No one likes being told that they don’t know what they’re talking about, particularly at work. We like to think we’ve got a good handle on things but, like it or not, there will be times when we screw up and harm other people. It’s not always a bad thing – it can be a real learning curve, provided you don’t immediately start blustering about ‘oversensitivity’ (and reaching for that bloody Stephen Fry meme where he talks about how everyone who is ever offended is wrong). The hard part is when people aren’t able to be open about how much they do and don’t know – particularly about something as difficult as mental health issues.
Here’s one thing I feel pretty strongly about in light of the recent comments about workplace stigma: Mental health stigma doesn’t look how people think it looks. From most of the anti-stigma campaigns I’ve seen, you’d think it’s all flaming torches, pitchforks and people being chased out of their workplaces by employers screeching, ‘Get thee gone, you raving lunatic!’ as soon as the word ‘depression’ is mentioned. The truth is most of us won’t ever have a ‘Look! Stigma! There it is!’ moment because it’s just not that obvious it’s happening. Unless you’re the victim, of course.
People who have been the victim of mental health stigma know when it’s happened to them – the trouble is, it’s not all that easy to convey the unfairness and frustration to someone who has never experienced it. It’s not always so clear cut as someone calling you a nutter or spreading rumours behind your back. It can be very subtle, and it’s this sort of subtle stigma which is absolutely deadly. It can destroy relationships, kill careers and keep people unwell for far longer than they need to be. This is what needs to be focused on if we’re going to have a real chance of tackling it for good.
I’d like to talk about this idea of “concern” – that’s “concern” in inverted commas, rather than actual concern which is much more helpful. Here’s what it is:
“Concern” is someone is smiling at you, offering you a cup of tea and asking you to have a friendly chat. And then telling you that you’re fired.
“Concern” is someone talking to someone else about how worried they are about you. And then shutting up and staring as soon as you walk into a room.
“Concern” is someone asking you how you’re doing and do you need any support. And then looking pained and irritated every time you ask them for help.
“Concern” is someone “giving you space during this difficult time”. And then disappearing from your life.
“I just don’t think we can support him at this company.” “She can’t cope – we better take away her responsibilities.” “We all need to pull together as a team – we just can’t give him the help he needs.” “I care about her but she’s bringing the whole team down.” “In an ideal world, we could do more for him but budgets are too tight for that kind of support…” “She’d be better off in a job with less pressure.”
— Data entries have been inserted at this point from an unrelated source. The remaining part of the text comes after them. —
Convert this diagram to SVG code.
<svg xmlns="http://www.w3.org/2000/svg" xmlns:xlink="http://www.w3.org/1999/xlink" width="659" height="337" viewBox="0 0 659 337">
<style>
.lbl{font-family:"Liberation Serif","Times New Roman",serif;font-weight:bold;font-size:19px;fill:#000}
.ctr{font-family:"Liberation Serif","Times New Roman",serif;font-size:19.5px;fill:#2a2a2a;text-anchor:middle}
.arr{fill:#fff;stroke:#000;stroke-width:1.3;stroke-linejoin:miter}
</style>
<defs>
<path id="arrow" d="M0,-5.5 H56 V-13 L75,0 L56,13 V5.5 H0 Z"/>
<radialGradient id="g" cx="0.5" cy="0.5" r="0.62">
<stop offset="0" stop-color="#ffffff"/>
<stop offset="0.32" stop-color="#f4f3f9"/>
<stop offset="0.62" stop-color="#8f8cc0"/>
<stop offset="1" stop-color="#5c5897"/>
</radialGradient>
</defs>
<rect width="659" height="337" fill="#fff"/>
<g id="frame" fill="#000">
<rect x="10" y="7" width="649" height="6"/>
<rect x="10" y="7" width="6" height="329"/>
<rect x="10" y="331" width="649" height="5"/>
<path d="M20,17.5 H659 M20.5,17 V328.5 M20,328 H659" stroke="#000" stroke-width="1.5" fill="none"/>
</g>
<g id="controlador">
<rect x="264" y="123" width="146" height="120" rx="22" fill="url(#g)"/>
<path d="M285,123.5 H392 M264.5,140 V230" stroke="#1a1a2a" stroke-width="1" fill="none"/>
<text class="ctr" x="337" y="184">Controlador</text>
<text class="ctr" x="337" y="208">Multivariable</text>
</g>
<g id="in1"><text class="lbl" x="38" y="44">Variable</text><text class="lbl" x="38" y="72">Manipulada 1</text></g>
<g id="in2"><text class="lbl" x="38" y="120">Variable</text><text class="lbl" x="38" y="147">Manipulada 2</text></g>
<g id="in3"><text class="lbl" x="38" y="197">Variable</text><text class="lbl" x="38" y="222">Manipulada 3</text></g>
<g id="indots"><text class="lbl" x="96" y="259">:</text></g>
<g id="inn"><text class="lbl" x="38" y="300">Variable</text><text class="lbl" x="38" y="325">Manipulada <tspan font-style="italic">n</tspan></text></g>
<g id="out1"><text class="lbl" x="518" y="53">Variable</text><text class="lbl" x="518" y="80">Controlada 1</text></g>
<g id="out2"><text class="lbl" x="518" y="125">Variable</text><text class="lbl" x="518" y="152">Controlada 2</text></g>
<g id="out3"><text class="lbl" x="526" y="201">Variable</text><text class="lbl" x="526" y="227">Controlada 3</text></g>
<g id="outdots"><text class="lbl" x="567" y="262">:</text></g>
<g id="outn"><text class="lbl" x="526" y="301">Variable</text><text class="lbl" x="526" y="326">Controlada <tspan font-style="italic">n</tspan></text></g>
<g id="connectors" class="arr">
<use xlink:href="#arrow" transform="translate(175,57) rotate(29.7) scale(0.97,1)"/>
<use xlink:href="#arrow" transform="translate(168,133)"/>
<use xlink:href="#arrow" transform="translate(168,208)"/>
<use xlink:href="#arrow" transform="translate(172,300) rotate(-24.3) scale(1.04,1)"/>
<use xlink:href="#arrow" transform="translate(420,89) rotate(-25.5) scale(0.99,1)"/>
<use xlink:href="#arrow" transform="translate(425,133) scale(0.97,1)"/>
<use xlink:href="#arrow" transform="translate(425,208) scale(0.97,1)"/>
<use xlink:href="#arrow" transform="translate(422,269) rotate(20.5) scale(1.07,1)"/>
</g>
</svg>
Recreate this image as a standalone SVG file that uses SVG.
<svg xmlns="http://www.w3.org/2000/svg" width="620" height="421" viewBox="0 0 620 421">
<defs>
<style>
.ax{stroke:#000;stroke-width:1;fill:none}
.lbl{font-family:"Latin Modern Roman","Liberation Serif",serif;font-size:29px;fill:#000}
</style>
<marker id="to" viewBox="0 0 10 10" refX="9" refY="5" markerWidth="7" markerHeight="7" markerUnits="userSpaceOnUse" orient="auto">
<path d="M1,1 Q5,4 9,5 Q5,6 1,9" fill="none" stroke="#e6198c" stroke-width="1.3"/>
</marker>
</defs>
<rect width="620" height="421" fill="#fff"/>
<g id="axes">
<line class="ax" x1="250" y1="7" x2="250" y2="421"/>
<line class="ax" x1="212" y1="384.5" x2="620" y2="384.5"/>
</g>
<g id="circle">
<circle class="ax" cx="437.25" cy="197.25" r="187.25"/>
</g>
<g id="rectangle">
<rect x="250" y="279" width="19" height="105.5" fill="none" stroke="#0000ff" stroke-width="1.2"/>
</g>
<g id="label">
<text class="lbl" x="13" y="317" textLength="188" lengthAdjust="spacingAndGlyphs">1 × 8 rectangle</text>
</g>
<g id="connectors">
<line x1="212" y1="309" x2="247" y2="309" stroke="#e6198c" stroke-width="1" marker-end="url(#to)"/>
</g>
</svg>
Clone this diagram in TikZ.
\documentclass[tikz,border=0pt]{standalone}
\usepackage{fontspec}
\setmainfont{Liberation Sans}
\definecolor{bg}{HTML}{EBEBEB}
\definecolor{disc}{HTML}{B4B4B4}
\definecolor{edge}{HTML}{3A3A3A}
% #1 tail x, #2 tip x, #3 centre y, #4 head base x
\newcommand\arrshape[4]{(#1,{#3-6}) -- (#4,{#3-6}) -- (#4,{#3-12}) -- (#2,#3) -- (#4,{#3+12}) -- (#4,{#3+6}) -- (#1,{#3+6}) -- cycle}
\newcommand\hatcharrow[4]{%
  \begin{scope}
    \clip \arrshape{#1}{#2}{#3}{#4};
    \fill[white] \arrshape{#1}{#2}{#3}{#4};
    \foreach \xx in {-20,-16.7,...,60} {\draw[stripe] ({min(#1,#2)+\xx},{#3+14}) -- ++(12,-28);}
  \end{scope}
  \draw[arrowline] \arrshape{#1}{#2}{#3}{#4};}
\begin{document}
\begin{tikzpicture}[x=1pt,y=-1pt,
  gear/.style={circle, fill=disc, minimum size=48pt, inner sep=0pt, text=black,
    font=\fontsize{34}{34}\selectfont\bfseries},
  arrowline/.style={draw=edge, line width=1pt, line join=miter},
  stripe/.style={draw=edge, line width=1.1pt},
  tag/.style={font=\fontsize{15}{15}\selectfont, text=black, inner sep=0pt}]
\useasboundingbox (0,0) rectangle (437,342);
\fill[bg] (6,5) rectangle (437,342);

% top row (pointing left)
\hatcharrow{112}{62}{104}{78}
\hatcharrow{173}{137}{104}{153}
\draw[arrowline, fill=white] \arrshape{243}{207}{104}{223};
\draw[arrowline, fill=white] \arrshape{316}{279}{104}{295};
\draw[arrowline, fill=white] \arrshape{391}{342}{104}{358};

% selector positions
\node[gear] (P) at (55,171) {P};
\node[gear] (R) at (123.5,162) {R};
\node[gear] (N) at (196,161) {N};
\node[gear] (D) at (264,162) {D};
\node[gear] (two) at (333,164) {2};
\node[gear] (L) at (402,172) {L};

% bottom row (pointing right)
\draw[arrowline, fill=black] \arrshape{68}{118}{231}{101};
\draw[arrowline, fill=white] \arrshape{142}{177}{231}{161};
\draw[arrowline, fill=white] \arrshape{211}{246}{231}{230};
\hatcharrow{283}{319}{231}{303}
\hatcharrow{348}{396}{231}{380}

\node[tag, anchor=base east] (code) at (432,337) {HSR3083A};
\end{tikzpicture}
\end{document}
These are all familiar statements to anyone who has faced workplace discrimination based on their mental health. They are the damp which gradually cracks the paint, the weeds pushing up through the concrete. They all sound pretty reasonable – a rushed and harried employer, facing numerous pressures from many different places, just isn’t able to give the ‘right kind of support’. A whole team facing a tight deadline can’t afford to have someone not doing their best. A business facing closure in a flooded market can’t afford to spend time and resources on just one member of staff.
But these kind of statements are corrosive – they continue the cycle of “concern” until people with mental health issues have no confidence in their abilities, are pushed out of their jobs and forced to accept whatever their boss decides to throw at them. I had a boss once who was very happy to tell me how “concerned” she was about me after I told her I had depression. She also made sure to tell everyone else in the company how “concerned” she was and how she was sure I’d be better off in a different job until they all agreed. She was very “concerned” through the whole redundancy process and “concerned” on my last day when she bought me lunch and a pot plant as a goodbye gift. I was unemployed for eight months. I lost my flat and had to skip meals. I never heard from her again.
Am I concerned or “concerned” about someone?
If you’ve worked with someone with mental health issues and recognised yourself saying or doing anything mentioned in this post, here’s a handy checklist you can use then next time you’re dealing with someone with mental health issues:
You’ve seen the person recently and talked to them about the problems they’ve been having – The fact is if you’re truly worried about someone, you will talk to them, not about them.
You’re able to admit that the person will likely have a better idea of what they need than you do – A common misconception of people with mental health issues is that they’re not able to make decisions for themselves. Not so – and you could be seriously hindering their recovery by treating them as though they’re incapacitated.
You want to involve the person in any decisions made about them in their professional or personal life – ‘No decision about me without me’. If you’re planning to reduce someone’s responsibilities or transfer them to a different role, you need to include them in your plans and be prepared to listen to what they want.
You can admit that you’re out of your depth – If you’re not examining your own knowledge about mental health, then it’s likely you’re going to make the wrong call at some point. It’s OK to say that you don’t know very much and need help in deciding what to do.
You don’t have to be a nasty person to perpetuate harmful stereotypes, any more than you have to be a genius to get it right. The important thing is that people are open to learning more and willing to listen to the people who are most in need of support.